How To Help Your Child Handle Stress

By in Parenting on 07 January 2009

One thing that is quite constant in an adult’s life is stress. It may stem from pressures at work, family conflicts, and financial considerations. With so many important matters to attend to, parents may fail to recognize, that stress can occur in young children too. Although children are pretty much occupied in their carefree world, they can still be bothered by stress at some degree.

It may be hard to distinguish symptoms of stress in children. However, parents need to be alert for any behavioral changes like mood swings, acting out, sleeping difficulties, and bedwetting. A child may also be too stressed out, if he frequently complains of symptoms like headaches, or stomach aches.

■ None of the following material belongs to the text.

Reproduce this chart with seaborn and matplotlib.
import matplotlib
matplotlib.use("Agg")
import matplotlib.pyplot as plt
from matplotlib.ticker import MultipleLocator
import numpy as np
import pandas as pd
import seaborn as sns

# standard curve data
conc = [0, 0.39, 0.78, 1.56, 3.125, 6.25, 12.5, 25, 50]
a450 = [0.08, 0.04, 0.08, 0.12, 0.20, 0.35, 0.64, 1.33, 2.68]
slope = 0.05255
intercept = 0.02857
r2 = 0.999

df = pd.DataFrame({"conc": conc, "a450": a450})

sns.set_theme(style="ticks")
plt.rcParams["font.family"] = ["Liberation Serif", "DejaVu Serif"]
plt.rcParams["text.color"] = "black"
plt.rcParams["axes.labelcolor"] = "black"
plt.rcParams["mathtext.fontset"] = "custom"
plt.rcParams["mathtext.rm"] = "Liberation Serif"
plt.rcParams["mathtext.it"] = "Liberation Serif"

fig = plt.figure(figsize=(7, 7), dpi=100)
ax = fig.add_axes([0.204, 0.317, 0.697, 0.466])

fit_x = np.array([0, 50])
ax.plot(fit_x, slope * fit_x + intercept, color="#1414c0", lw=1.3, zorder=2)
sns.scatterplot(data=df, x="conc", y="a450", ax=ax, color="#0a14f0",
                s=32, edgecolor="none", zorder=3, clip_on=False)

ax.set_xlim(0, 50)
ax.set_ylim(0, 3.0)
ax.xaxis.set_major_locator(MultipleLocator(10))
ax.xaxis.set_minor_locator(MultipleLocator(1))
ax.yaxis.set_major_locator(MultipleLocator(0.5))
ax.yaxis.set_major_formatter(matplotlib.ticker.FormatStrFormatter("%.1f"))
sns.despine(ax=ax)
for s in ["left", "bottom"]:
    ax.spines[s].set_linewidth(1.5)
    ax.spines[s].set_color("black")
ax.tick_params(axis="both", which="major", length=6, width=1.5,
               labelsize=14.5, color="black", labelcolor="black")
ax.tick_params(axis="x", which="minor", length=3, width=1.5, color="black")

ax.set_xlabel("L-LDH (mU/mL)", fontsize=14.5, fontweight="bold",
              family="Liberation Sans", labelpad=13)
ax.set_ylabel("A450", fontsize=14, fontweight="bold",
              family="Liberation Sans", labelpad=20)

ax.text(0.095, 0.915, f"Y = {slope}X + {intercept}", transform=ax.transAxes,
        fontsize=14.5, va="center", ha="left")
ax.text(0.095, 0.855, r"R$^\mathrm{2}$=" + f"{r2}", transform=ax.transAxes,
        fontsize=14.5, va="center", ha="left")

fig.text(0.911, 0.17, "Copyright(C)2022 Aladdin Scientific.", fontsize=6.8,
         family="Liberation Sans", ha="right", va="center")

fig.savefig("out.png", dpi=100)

Aside from that, a child’s performance at school may be greatly affected.

Stress can affect children differently. For young children, they may start new habits like thumb sucking or hair twirling. Older children may react to stress by lying, disobeying, or even bullying. Nightmares and clingy behavior are also common in children who are too stressed-out.

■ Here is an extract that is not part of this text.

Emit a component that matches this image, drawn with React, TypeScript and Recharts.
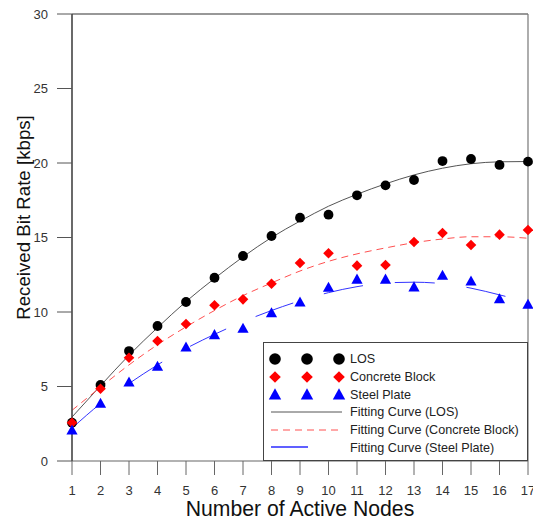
import {
  ComposedChart,
  Legend,
  Line,
  ReferenceLine,
  XAxis,
  YAxis,
} from "recharts";

const nodes = [1, 2, 3, 4, 5, 6, 7, 8, 9, 10, 11, 12, 13, 14, 15, 16, 17];

const losRate = [2.57, 5.1, 7.38, 9.06, 10.67, 12.3, 13.76, 15.1, 16.33, 16.53, 17.83, 18.5, 18.86, 20.13, 20.27, 19.87, 20.09];
const concreteRate = [2.57, 4.85, 6.93, 8.05, 9.19, 10.45, 10.85, 11.9, 13.29, 13.94, 13.11, 13.15, 14.7, 15.3, 14.5, 15.19, 15.5];
const steelRate = [2.08, 3.87, 5.3, 6.35, 7.65, 8.48, 8.9, 9.95, 10.67, 11.66, 12.2, 12.2, 11.68, 12.46, 12.08, 10.89, 10.52];

const losFit = [2.95, 5.05, 7.1, 8.95, 10.7, 12.25, 13.7, 15.0, 16.1, 17.1, 17.9, 18.6, 19.2, 19.65, 19.95, 20.08, 20.1];
const concreteFit = [3.4, 4.95, 6.45, 7.8, 9.0, 10.1, 11.1, 11.95, 12.75, 13.4, 13.9, 14.3, 14.65, 14.9, 15.05, 15.05, 14.95];
const steelFit = [2.2, 3.85, 5.2, 6.45, 7.55, 8.5, 9.35, 10.1, 10.75, 11.3, 11.7, 11.95, 12.0, 11.9, 11.6, 11.15, 10.65];

const yTicks = [0, 5, 10, 15, 20, 25, 30];

const table = nodes.map((node, i) => ({
  node,
  los: losRate[i],
  concrete: concreteRate[i],
  steel: steelRate[i],
  losFit: losFit[i],
  concreteFit: concreteFit[i],
  steelFit: steelFit[i],
}));

const FONT = "Arial, 'Liberation Sans', sans-serif";

// marker shapes; `rad` is our own size prop so Line's default r doesn't win
const Circle = (props: any) => {
  const { cx, cy, rad = 4.9 } = props;
  if (cx == null || cy == null) return null;
  return <circle cx={cx} cy={cy} r={rad} fill="#000" />;
};

const Diamond = (props: any) => {
  const { cx, cy, s = 5.3 } = props;
  if (cx == null || cy == null) return null;
  return (
    <path
      d={`M${cx},${cy - s}L${cx + s},${cy}L${cx},${cy + s}L${cx - s},${cy}Z`}
      fill="#ff0000"
    />
  );
};

const Triangle = (props: any) => {
  const { cx, cy, s = 5.6 } = props;
  if (cx == null || cy == null) return null;
  return (
    <path
      d={`M${cx},${cy - s}L${cx + s},${cy + s * 0.8}L${cx - s},${cy + s * 0.8}Z`}
      fill="#0000ff"
    />
  );
};

const legendRows: [string, number][] = [
  ["LOS", 17],
  ["Concrete Block", 35],
  ["Steel Plate", 52.5],
  ["Fitting Curve (LOS)", 70],
  ["Fitting Curve (Concrete Block)", 88],
  ["Fitting Curve (Steel Plate)", 105.5],
];

function LegendBox() {
  const markerX = [12, 44, 76];
  return (
    <svg width={266} height={120} style={{ fontFamily: FONT }}>
      <rect x={0.5} y={0.5} width={264} height={118} fill="#fff" stroke="#444" />
      {markerX.map((x) => (
        <Circle key={"c" + x} cx={x} cy={17} rad={5.8} />
      ))}
      {markerX.map((x) => (
        <Diamond key={"d" + x} cx={x} cy={35} s={5.8} />
      ))}
      {markerX.map((x) => (
        <Triangle key={"t" + x} cx={x} cy={52.5} s={6.2} />
      ))}
      <line x1={8} x2={79} y1={70} y2={70} stroke="#555" />
      <line x1={8} x2={77} y1={88} y2={88} stroke="#ff5050" strokeDasharray="7 5" />
      <line x1={8} x2={45} y1={105} y2={105} stroke="#2b2bff" strokeWidth={1.3} />
      {legendRows.map(([t, y]) => (
        <text key={t} x={87} y={y} dy="0.35em" fontSize={12.6} fill="#222">
          {t}
        </text>
      ))}
    </svg>
  );
}

export default function App() {
  return (
    <div style={{ position: "fixed", left: 0, top: 0, background: "#fff" }}>
      <ComposedChart
        width={533}
        height={520}
        data={table}
        margin={{ top: 14, right: 5, bottom: 0, left: 0 }}
        style={{ fontFamily: FONT }}
      >
        <XAxis
          dataKey="node"
          type="number"
          domain={[1, 17]}
          ticks={nodes}
          interval={0}
          height={59}
          tickSize={14}
          tickMargin={11}
          axisLine={{ stroke: "#666", strokeWidth: 1.2 }}
          tickLine={{ stroke: "#666" }}
          tick={{ fill: "#333", fontSize: 13 }}
          label={{
            value: "Number of Active Nodes",
            position: "center",
            dy: 18,
            fontSize: 21.2,
            fill: "#111",
          }}
        />
        <YAxis
          domain={[0, 30]}
          ticks={yTicks}
          width={72}
          tickSize={15}
          tickMargin={9}
          axisLine={{ stroke: "#444", strokeWidth: 1.6 }}
          tickLine={{ stroke: "#555" }}
          tick={{ fill: "#333", fontSize: 13 }}
          label={{
            value: "Received Bit Rate [kbps]",
            angle: -90,
            position: "center",
            dx: -13,
            dy: -20,
            fontSize: 18.7,
            fill: "#111",
          }}
        />
        <ReferenceLine y={30} stroke="#333" strokeWidth={1.2} ifOverflow="visible" />
        <ReferenceLine x={17} stroke="#777" strokeWidth={1.2} ifOverflow="visible" />
        <Legend
          layout="vertical"
          align="center"
          verticalAlign="middle"
          content={() => <LegendBox />}
          wrapperStyle={{ left: 263, top: 342, width: 266, height: 120 }}
        />
        <Line dataKey="losFit" type="monotone" stroke="#555" strokeWidth={1} dot={false} activeDot={false} isAnimationActive={false} />
        <Line dataKey="concreteFit" type="monotone" stroke="#ff5050" strokeWidth={1} strokeDasharray="7 5" dot={false} activeDot={false} isAnimationActive={false} />
        <Line dataKey="steelFit" type="monotone" stroke="#3333ff" strokeWidth={1} strokeDasharray="40 32" dot={false} activeDot={false} isAnimationActive={false} />
        <Line dataKey="los" stroke="none" dot={<Circle />} activeDot={false} isAnimationActive={false} />
        <Line dataKey="concrete" stroke="none" dot={<Diamond />} activeDot={false} isAnimationActive={false} />
        <Line dataKey="steel" stroke="none" dot={<Triangle />} activeDot={false} isAnimationActive={false} />
      </ComposedChart>
    </div>
  );
}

Common stressors for children usually stem from issues at home, and in school. Children, who can’t seem to fit in, may experience a considerable amount of stress. Academic pressures may also cause stress in children. Since the stressors are plenty, parents need to help children determine, whether they need to make adjustments in their schedule. If your child no longer has the luxury of time to relax, or play after school, then he may be involved in too many activities. It may help if you discuss with your child, the possibility of giving up one activity, or you can help him out with time management.

Parents also need to be careful in discussing sensitive matters when the kids are around. Try to keep conflicts, financial troubles, and other important matters, between you and your partner. Children may still be unable to handle these issues well. It can be easy for them to pick up on these issues, especially if they are able to see how it is affecting their parents.

No matter how busy your day gets, it is vital that you spend quality time with your children. Make yourself available, so that they can approach you anytime regarding their concerns. They may only see problems from their own point of view, and it may help if you try to give them a better perspective on things. Let them know that stress is normal at a certain degree, and that other people get stressed out too.

Parents also need to probe and determine, whether a child is putting too much pressure on himself. While having expectations and goals can be good, it can also lead to undue stress, if a child has unrealistic expectations. Parents need to reassure kids that achievement should never be synonymous to receiving awards, or by being always on top of the class. Achievement can be in the simplest of things, like a newly learned skill, or by merely getting better grades.

Preparing your child for stressful activities may also be helpful. If you have a scheduled visit to the doctor, give reasonable information to your child. Allow your child to voice out his concerns, so that you can reassure him when necessary. Make it a point that you schedule fun activities as a family. With the challenges at school, let your kids balance it out by allowing them to enjoy their free time.

If your child is not willing to discuss his concerns, and you notice that your child’s behavioral changes have persisted, try to seek help. Try to talk to your child’s teacher, the school counselor, or even your healthcare provider, so that you can help your child during this challenging time.